**RECORDED INFORMATION:**

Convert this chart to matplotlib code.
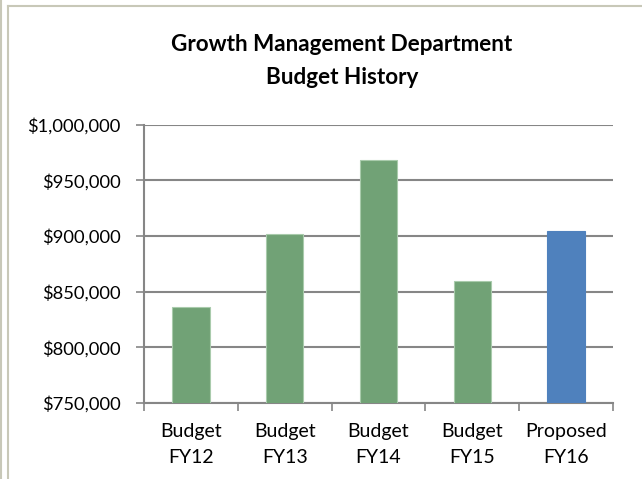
import matplotlib
matplotlib.use("Agg")
import matplotlib.pyplot as plt
from matplotlib.lines import Line2D
from matplotlib.ticker import FuncFormatter
from matplotlib.transforms import blended_transform_factory

categories = ["Budget\nFY12", "Budget\nFY13", "Budget\nFY14", "Budget\nFY15", "Proposed\nFY16"]
values = [836000, 901400, 968400, 859800, 904400]
bar_colors = ["#71A276", "#71A276", "#71A276", "#71A276", "#4F81BD"]
edge_colors = ["#A9CBAC", "#A9CBAC", "#A9CBAC", "#A9CBAC", "#4F81BD"]
yticks = [750000, 800000, 850000, 900000, 950000, 1000000]
title_lines = ["Growth Management Department", "Budget History"]

plt.rcParams['font.family'] = ['Lato', 'DejaVu Sans']

fig = plt.figure(figsize=(6.42, 4.79), dpi=100)
W, H = 642, 479
ax = fig.add_axes([144 / W, 1 - 403 / H, (613 - 144) / W, (403 - 124.5) / H])

x = list(range(len(categories)))
ax.bar(x, values, width=0.4, color=bar_colors, edgecolor=edge_colors, linewidth=0.8, zorder=3)
ax.set_xlim(-0.5, len(categories) - 0.5)
ax.set_ylim(750000, 1000000)
ax.set_yticks(yticks)
ax.yaxis.set_major_formatter(FuncFormatter(lambda v, p: "${:,.0f}".format(v)))
ax.grid(axis='y', color='#868686', linewidth=1.5, zorder=0)
ax.set_axisbelow(True)

for s in ['top', 'right']:
    ax.spines[s].set_visible(False)
for s in ['left', 'bottom']:
    ax.spines[s].set_color('#868686')
    ax.spines[s].set_linewidth(1.5)

ax.set_xticks([i - 0.5 for i in range(len(categories) + 1)])
ax.set_xticklabels([])
ax.tick_params(axis='x', length=6, width=1.2, color='#868686', direction='out')
ax.tick_params(axis='y', length=6, width=1.2, color='#868686', direction='out',
               labelsize=13.2, pad=11)

tr = blended_transform_factory(ax.transData, fig.transFigure)
for i, c in enumerate(categories):
    l1, l2 = c.split("\n")
    ax.text(i, 1 - 437 / H, l1, transform=tr, ha='center', va='baseline', fontsize=14)
    ax.text(i, 1 - 463 / H, l2, transform=tr, ha='center', va='baseline', fontsize=14)

fig.text(342 / W, 1 - 51 / H, title_lines[0], ha='center', va='baseline',
         fontsize=16.2, fontweight='bold')
fig.text(342 / W, 1 - 84 / H, title_lines[1], ha='center', va='baseline',
         fontsize=16.2, fontweight='bold')

# frame lines
border = '#C8C8B8'
fig.add_artist(Line2D([1 / W, 1 / W], [0, 1], transform=fig.transFigure, color=border, lw=1.5))
fig.add_artist(Line2D([8 / W, 8 / W], [0, 1 - 6 / H], transform=fig.transFigure, color=border, lw=1.5))
fig.add_artist(Line2D([8 / W, 1], [1 - 6 / H, 1 - 6 / H], transform=fig.transFigure, color=border, lw=1.5))

fig.savefig("out.png", dpi=100)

**THE EXERCISE:**
From the first line above down to the line with "from matplotlib.transforms import", reproduce every line and no others, omitting pictures.

**THE SOLUTION:**
Convert this chart to matplotlib code.
import matplotlib
matplotlib.use("Agg")
import matplotlib.pyplot as plt
from matplotlib.lines import Line2D
from matplotlib.ticker import FuncFormatter
from matplotlib.transforms import blended_transform_factory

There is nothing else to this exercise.